> _WHAT YOU HAVE TO DO_: All of the listing below must be repeated word for word. Pictures are the only thing to omit.

> _DATA SECTION_:
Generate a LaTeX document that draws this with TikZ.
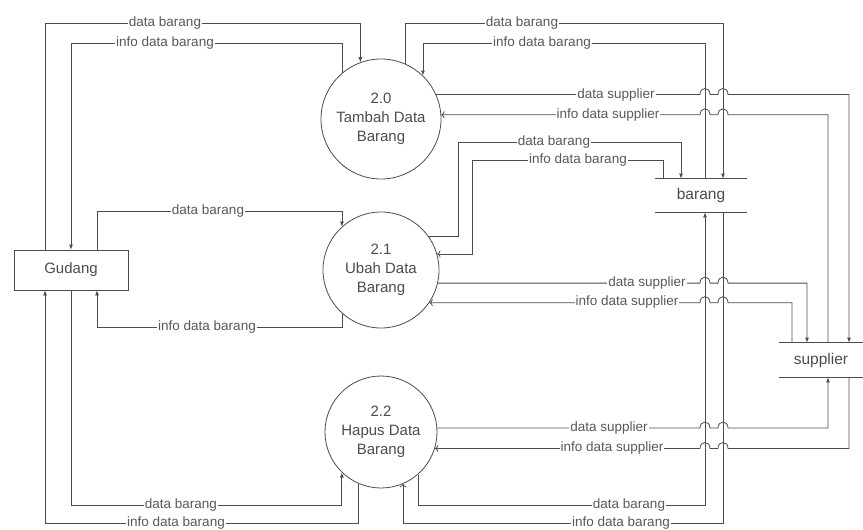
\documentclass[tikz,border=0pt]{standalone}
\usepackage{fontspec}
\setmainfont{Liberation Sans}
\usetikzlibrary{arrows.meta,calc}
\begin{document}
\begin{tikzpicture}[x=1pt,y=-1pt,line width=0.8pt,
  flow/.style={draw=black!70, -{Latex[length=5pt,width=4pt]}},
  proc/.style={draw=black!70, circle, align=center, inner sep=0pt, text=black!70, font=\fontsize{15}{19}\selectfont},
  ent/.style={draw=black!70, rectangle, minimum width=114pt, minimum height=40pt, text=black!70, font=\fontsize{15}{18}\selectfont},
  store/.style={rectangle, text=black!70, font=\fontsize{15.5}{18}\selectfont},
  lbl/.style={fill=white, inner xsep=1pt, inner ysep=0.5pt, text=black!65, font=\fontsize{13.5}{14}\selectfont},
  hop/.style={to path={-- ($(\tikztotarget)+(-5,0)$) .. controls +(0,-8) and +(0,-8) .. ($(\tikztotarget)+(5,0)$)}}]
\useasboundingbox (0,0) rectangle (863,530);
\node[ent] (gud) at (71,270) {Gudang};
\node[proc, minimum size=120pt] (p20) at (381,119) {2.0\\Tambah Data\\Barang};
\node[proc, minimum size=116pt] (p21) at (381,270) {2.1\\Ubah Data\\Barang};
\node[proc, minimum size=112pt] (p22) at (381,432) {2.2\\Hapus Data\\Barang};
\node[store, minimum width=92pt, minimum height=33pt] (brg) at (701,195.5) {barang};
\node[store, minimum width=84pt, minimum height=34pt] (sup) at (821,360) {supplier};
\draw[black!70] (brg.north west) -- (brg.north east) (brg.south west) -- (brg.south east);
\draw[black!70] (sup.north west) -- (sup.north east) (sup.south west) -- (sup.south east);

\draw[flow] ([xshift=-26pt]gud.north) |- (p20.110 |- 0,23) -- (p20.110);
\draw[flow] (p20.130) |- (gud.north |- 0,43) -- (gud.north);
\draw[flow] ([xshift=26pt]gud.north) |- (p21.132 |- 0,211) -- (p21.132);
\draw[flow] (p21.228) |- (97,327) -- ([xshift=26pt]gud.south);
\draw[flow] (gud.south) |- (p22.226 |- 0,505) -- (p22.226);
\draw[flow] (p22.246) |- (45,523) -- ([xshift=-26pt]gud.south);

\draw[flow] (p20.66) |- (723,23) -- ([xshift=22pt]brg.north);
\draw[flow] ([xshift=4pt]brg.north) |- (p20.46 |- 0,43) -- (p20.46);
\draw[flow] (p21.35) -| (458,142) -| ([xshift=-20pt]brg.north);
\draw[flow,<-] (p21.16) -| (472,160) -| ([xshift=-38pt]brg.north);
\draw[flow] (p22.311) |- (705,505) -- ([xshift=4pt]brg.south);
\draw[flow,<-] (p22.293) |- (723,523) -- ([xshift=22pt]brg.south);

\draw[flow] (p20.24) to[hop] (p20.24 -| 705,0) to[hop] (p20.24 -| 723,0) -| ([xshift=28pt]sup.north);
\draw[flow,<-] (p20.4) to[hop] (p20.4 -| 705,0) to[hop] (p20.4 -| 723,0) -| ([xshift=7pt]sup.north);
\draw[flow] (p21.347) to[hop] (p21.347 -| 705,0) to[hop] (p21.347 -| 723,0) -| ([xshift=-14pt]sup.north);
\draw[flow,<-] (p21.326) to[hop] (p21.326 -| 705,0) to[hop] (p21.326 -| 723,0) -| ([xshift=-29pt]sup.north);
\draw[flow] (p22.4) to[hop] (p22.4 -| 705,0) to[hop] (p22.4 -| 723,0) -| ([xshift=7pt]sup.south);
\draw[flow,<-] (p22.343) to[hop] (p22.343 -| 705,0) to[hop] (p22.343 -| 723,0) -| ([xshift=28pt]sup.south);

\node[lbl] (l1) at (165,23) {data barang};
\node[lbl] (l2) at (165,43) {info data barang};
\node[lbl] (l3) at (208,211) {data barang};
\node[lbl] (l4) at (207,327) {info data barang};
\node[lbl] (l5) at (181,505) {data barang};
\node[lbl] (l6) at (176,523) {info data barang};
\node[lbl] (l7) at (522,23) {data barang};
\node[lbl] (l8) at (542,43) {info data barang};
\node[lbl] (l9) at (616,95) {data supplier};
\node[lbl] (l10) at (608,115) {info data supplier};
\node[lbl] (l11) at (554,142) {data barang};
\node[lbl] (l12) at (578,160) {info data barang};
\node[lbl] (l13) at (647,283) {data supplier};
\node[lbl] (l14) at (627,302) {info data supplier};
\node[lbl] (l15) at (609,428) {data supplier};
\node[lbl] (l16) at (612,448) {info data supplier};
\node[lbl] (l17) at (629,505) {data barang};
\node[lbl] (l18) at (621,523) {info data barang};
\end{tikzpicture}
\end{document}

> _TASK RESULT_:
Generate a LaTeX document that draws this with TikZ.
\documentclass[tikz,border=0pt]{standalone}
\usepackage{fontspec}
\setmainfont{Liberation Sans}
\usetikzlibrary{arrows.meta,calc}
\begin{document}
\begin{tikzpicture}[x=1pt,y=-1pt,line width=0.8pt,
  flow/.style={draw=black!70, -{Latex[length=5pt,width=4pt]}},
  proc/.style={draw=black!70, circle, align=center, inner sep=0pt, text=black!70, font=\fontsize{15}{19}\selectfont},
  ent/.style={draw=black!70, rectangle, minimum width=114pt, minimum height=40pt, text=black!70, font=\fontsize{15}{18}\selectfont},
  store/.style={rectangle, text=black!70, font=\fontsize{15.5}{18}\selectfont},
  lbl/.style={fill=white, inner xsep=1pt, inner ysep=0.5pt, text=black!65, font=\fontsize{13.5}{14}\selectfont},
  hop/.style={to path={-- ($(\tikztotarget)+(-5,0)$) .. controls +(0,-8) and +(0,-8) .. ($(\tikztotarget)+(5,0)$)}}]
\useasboundingbox (0,0) rectangle (863,530);
\node[ent] (gud) at (71,270) {Gudang};
\node[proc, minimum size=120pt] (p20) at (381,119) {2.0\\Tambah Data\\Barang};
\node[proc, minimum size=116pt] (p21) at (381,270) {2.1\\Ubah Data\\Barang};
\node[proc, minimum size=112pt] (p22) at (381,432) {2.2\\Hapus Data\\Barang};
\node[store, minimum width=92pt, minimum height=33pt] (brg) at (701,195.5) {barang};
\node[store, minimum width=84pt, minimum height=34pt] (sup) at (821,360) {supplier};
\draw[black!70] (brg.north west) -- (brg.north east) (brg.south west) -- (brg.south east);
\draw[black!70] (sup.north west) -- (sup.north east) (sup.south west) -- (sup.south east);

\draw[flow] ([xshift=-26pt]gud.north) |- (p20.110 |- 0,23) -- (p20.110);
\draw[flow] (p20.130) |- (gud.north |- 0,43) -- (gud.north);
\draw[flow] ([xshift=26pt]gud.north) |- (p21.132 |- 0,211) -- (p21.132);
\draw[flow] (p21.228) |- (97,327) -- ([xshift=26pt]gud.south);
\draw[flow] (gud.south) |- (p22.226 |- 0,505) -- (p22.226);
\draw[flow] (p22.246) |- (45,523) -- ([xshift=-26pt]gud.south);

\draw[flow] (p20.66) |- (723,23) -- ([xshift=22pt]brg.north);
\draw[flow] ([xshift=4pt]brg.north) |- (p20.46 |- 0,43) -- (p20.46);
\draw[flow] (p21.35) -| (458,142) -| ([xshift=-20pt]brg.north);
\draw[flow,<-] (p21.16) -| (472,160) -| ([xshift=-38pt]brg.north);
\draw[flow] (p22.311) |- (705,505) -- ([xshift=4pt]brg.south);
\draw[flow,<-] (p22.293) |- (723,523) -- ([xshift=22pt]brg.south);

\draw[flow] (p20.24) to[hop] (p20.24 -| 705,0) to[hop] (p20.24 -| 723,0) -| ([xshift=28pt]sup.north);
\draw[flow,<-] (p20.4) to[hop] (p20.4 -| 705,0) to[hop] (p20.4 -| 723,0) -| ([xshift=7pt]sup.north);
\draw[flow] (p21.347) to[hop] (p21.347 -| 705,0) to[hop] (p21.347 -| 723,0) -| ([xshift=-14pt]sup.north);
\draw[flow,<-] (p21.326) to[hop] (p21.326 -| 705,0) to[hop] (p21.326 -| 723,0) -| ([xshift=-29pt]sup.north);
\draw[flow] (p22.4) to[hop] (p22.4 -| 705,0) to[hop] (p22.4 -| 723,0) -| ([xshift=7pt]sup.south);
\draw[flow,<-] (p22.343) to[hop] (p22.343 -| 705,0) to[hop] (p22.343 -| 723,0) -| ([xshift=28pt]sup.south);

\node[lbl] (l1) at (165,23) {data barang};
\node[lbl] (l2) at (165,43) {info data barang};
\node[lbl] (l3) at (208,211) {data barang};
\node[lbl] (l4) at (207,327) {info data barang};
\node[lbl] (l5) at (181,505) {data barang};
\node[lbl] (l6) at (176,523) {info data barang};
\node[lbl] (l7) at (522,23) {data barang};
\node[lbl] (l8) at (542,43) {info data barang};
\node[lbl] (l9) at (616,95) {data supplier};
\node[lbl] (l10) at (608,115) {info data supplier};
\node[lbl] (l11) at (554,142) {data barang};
\node[lbl] (l12) at (578,160) {info data barang};
\node[lbl] (l13) at (647,283) {data supplier};
\node[lbl] (l14) at (627,302) {info data supplier};
\node[lbl] (l15) at (609,428) {data supplier};
\node[lbl] (l16) at (612,448) {info data supplier};
\node[lbl] (l17) at (629,505) {data barang};
\node[lbl] (l18) at (621,523) {info data barang};
\end{tikzpicture}
\end{document}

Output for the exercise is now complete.